We order that no thing be the inheritance of the granfather nephews if the father and the mother do not die before the grandfather. And if the father or mother die after the grandfather [the inheritance then] is inheritance of the father. That who remains alive can't make any donation or sale, nor the father, nor the mother, without granting the children. And if they do not distribute [their property] with them, taking out lands of conquest that may have been given to husband or wife, the one to the other in marriage. That way the sons are not disinherited from the other lands, for that who disinherits from everything inherits from everything. That we order by law.
And here we have partition and, in case of a succession crysis, elective.
As you can see in the same law is not strange to find primogeniture, partition and elective at the same time. What used to happen in the Late Middle Ages (XIII-XV centuries) is that primogeniture only applied to the title of king while the other sons took part in the possessions of his father and some of the other titles he may had apart from the kingly ones. This is what already happens when you have Gavelkind but only a king title, the firstborn gets the crown, the rest titles under them.

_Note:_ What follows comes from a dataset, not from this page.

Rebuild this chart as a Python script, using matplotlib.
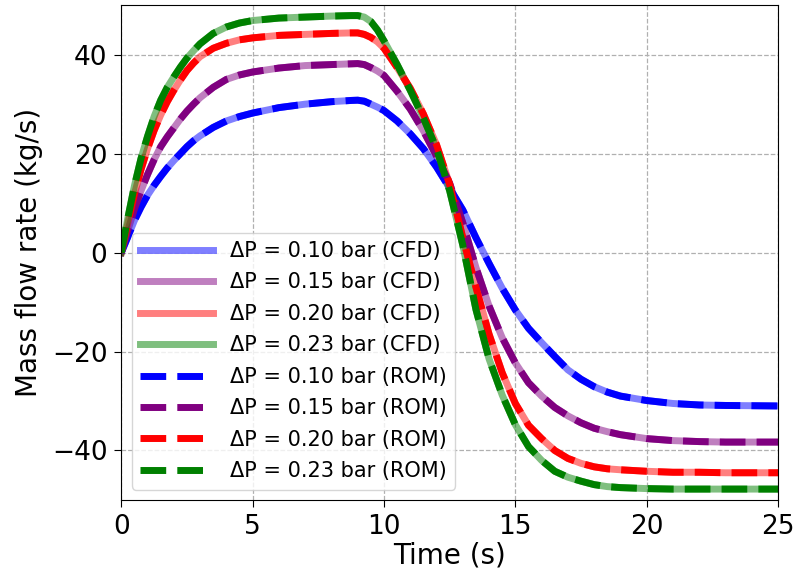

History corroborates this when you see that the Kings of Navarra distributed their titles on death, even the appanages that they had in France.
- Philip III of Navarra left the Kingdom of Navarra and the county of Evreux to his firstborn Charles. But gave the second, Philip, the county of Longeville, and the third, Louis, the county of Beaumont in appanage.
- His son Charles II "le Mauvais" also gave the county of Mortain to his second son Peter, as an appanage.
French kings never had another kingdom title apart from Navarra (that as we can see was already a primogeniture when they received it) so we don't know what they would do if they were kings of several kingdoms. But we do know they gave appanages to every son.